Stored data:

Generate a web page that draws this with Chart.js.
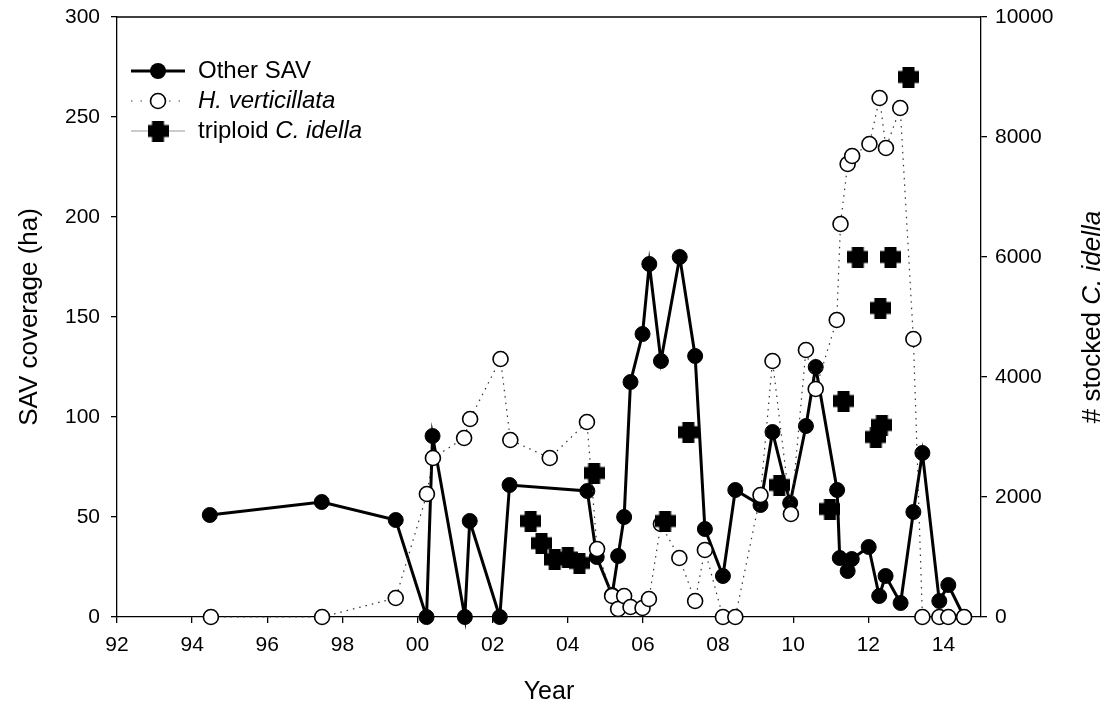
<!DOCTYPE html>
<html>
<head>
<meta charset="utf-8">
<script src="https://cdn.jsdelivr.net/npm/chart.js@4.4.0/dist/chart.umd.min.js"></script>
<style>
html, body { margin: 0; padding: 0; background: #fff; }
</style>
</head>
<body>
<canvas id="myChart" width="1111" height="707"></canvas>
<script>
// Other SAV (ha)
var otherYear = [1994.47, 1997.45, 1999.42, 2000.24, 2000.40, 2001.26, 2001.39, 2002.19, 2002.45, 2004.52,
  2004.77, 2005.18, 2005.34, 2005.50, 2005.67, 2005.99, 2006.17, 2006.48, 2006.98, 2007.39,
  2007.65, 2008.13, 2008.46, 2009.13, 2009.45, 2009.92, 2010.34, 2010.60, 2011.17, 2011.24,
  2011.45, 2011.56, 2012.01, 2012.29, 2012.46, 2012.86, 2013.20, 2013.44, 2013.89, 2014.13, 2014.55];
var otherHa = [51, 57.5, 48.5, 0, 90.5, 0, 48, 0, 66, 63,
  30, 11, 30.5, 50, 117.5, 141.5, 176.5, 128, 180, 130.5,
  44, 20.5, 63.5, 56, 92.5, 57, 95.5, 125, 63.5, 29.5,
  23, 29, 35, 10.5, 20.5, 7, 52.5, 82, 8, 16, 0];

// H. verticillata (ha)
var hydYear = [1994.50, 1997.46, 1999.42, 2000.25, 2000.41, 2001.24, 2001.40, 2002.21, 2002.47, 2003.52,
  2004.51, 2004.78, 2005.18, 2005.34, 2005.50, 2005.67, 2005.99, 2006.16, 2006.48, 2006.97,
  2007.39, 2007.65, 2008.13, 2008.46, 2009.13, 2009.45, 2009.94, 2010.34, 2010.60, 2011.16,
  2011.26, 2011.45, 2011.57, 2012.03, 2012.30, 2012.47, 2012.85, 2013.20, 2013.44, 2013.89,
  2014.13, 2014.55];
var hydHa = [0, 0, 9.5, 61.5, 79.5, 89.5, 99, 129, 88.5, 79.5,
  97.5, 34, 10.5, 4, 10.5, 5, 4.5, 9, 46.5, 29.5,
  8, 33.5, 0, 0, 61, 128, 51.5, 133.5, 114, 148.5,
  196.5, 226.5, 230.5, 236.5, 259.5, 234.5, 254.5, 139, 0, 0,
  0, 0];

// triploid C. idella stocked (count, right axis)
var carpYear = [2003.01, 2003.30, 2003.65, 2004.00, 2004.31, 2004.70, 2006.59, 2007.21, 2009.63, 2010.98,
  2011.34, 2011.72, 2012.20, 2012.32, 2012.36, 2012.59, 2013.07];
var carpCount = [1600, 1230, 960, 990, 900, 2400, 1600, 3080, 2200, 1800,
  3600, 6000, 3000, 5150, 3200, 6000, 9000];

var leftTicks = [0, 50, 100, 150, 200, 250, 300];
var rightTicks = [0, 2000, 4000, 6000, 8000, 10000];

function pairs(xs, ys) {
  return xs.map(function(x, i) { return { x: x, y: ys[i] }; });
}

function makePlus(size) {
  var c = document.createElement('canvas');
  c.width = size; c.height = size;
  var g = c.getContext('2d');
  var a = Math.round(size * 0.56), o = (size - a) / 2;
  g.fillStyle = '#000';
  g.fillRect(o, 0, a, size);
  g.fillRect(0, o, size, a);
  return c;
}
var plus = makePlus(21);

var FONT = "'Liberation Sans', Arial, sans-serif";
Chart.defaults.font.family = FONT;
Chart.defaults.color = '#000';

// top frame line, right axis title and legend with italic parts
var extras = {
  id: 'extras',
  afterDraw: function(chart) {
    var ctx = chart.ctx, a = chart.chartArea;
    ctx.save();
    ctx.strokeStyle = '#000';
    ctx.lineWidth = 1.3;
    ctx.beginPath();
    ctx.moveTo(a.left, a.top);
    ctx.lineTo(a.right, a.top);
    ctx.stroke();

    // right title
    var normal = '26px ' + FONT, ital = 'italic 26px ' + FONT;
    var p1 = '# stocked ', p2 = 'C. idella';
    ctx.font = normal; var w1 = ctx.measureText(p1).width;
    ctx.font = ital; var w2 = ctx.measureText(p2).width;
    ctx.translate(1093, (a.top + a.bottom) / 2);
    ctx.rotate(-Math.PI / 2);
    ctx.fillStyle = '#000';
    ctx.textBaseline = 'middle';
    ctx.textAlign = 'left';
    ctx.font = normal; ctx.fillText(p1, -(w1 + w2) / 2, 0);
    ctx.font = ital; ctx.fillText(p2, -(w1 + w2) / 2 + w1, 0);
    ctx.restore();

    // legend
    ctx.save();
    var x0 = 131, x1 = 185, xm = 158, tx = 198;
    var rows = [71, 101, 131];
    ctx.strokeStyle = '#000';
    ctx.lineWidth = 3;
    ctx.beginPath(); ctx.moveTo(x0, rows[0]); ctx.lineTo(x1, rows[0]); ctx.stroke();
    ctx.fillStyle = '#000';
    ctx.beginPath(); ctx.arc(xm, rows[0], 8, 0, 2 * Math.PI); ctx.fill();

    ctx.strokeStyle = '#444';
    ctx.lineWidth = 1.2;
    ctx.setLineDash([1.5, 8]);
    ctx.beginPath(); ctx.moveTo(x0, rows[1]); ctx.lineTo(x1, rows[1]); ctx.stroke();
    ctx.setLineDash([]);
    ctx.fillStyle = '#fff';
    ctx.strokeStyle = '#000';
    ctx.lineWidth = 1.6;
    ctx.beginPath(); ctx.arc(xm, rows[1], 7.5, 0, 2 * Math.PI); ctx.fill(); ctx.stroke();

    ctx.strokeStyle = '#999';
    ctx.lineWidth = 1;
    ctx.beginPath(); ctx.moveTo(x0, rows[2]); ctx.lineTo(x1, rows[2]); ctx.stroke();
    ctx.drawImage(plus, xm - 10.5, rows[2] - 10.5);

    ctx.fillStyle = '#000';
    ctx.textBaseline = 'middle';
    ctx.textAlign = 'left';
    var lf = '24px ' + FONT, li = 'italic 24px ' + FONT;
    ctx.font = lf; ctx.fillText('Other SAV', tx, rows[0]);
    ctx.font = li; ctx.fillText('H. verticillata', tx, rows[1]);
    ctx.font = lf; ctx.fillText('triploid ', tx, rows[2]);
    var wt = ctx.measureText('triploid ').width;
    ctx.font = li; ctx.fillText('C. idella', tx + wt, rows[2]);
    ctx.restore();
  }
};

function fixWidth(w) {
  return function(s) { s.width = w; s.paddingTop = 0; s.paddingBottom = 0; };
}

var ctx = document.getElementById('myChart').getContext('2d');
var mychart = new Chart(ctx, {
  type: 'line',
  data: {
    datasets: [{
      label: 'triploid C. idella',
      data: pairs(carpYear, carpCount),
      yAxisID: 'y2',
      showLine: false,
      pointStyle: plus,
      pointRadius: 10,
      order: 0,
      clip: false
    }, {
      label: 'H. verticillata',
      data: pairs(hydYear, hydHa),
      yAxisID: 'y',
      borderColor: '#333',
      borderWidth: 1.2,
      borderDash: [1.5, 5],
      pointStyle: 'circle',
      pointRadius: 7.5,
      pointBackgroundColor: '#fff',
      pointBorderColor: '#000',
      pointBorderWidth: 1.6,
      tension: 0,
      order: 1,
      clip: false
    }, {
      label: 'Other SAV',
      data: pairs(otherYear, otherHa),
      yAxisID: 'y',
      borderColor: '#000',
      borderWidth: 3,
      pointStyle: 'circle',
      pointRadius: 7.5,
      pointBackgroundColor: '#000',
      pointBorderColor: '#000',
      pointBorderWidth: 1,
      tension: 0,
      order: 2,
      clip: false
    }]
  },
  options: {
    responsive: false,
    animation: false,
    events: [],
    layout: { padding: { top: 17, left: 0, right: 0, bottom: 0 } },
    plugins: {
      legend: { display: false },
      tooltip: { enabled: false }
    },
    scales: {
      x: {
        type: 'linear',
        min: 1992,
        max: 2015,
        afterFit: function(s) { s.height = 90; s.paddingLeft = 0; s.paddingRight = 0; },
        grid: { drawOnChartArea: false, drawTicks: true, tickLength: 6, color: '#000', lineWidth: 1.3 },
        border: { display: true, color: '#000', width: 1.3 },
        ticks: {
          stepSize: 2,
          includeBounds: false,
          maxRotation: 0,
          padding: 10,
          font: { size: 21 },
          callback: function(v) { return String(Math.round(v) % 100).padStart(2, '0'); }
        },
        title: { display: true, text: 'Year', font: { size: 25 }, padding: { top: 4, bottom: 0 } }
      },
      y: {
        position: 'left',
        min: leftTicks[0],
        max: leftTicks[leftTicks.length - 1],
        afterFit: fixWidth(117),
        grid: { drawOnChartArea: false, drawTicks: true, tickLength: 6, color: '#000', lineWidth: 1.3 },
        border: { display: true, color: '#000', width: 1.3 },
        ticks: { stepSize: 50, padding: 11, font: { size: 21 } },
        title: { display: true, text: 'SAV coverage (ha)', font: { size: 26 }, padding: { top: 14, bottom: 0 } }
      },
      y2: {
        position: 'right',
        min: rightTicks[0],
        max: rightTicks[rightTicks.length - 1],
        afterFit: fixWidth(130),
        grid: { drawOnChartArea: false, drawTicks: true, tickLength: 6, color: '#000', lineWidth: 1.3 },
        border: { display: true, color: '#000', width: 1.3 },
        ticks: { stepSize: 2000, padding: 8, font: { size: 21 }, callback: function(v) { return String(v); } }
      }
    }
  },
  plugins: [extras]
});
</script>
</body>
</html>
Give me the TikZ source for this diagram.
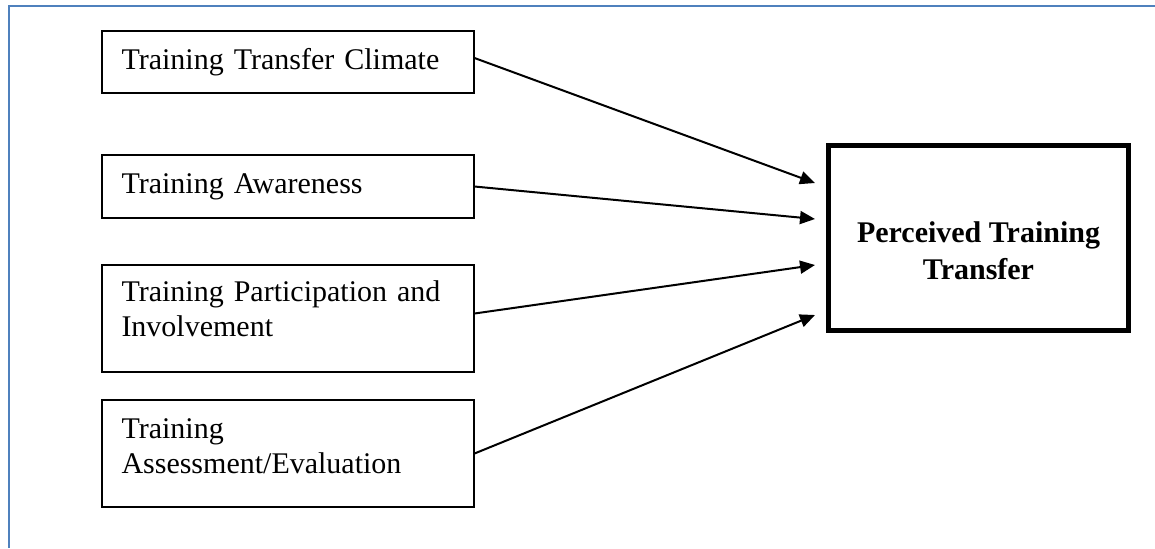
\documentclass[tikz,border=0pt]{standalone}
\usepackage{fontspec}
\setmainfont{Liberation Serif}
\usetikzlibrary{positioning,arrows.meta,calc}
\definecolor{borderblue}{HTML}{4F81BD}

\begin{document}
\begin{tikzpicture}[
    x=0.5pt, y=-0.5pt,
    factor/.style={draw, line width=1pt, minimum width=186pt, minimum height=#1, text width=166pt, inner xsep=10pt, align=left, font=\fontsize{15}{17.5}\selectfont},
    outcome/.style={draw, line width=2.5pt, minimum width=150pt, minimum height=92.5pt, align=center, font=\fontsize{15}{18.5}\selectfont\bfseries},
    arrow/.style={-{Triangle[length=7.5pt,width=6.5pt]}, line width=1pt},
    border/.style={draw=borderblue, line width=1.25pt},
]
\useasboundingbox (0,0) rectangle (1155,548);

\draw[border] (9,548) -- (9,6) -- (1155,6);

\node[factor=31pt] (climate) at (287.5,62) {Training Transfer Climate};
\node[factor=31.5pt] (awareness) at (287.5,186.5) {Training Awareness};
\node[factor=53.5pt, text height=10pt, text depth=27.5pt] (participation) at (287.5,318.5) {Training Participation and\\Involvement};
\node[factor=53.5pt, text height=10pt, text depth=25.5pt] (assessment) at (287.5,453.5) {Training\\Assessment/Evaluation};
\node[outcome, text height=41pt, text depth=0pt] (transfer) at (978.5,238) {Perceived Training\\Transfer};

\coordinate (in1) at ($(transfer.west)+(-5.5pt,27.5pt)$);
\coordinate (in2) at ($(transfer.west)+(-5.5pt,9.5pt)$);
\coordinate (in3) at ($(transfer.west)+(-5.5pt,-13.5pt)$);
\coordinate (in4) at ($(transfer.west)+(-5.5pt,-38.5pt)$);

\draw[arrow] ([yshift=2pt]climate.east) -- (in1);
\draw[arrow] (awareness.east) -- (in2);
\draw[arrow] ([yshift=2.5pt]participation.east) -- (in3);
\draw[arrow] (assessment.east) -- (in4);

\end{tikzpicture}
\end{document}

### STATED TASK
In the entries above, find the line that contains "Give me the TikZ source for this diagram." and the line that contains "(9,6) -- (1155,6);". Reproduce exactly those two lines and every line between them, but not the pictures.

### SOLUTION TO THE EXERCISE
Give me the TikZ source for this diagram.
\documentclass[tikz,border=0pt]{standalone}
\usepackage{fontspec}
\setmainfont{Liberation Serif}
\usetikzlibrary{positioning,arrows.meta,calc}
\definecolor{borderblue}{HTML}{4F81BD}

\begin{document}
\begin{tikzpicture}[
    x=0.5pt, y=-0.5pt,
    factor/.style={draw, line width=1pt, minimum width=186pt, minimum height=#1, text width=166pt, inner xsep=10pt, align=left, font=\fontsize{15}{17.5}\selectfont},
    outcome/.style={draw, line width=2.5pt, minimum width=150pt, minimum height=92.5pt, align=center, font=\fontsize{15}{18.5}\selectfont\bfseries},
    arrow/.style={-{Triangle[length=7.5pt,width=6.5pt]}, line width=1pt},
    border/.style={draw=borderblue, line width=1.25pt},
]
\useasboundingbox (0,0) rectangle (1155,548);

\draw[border] (9,548) -- (9,6) -- (1155,6);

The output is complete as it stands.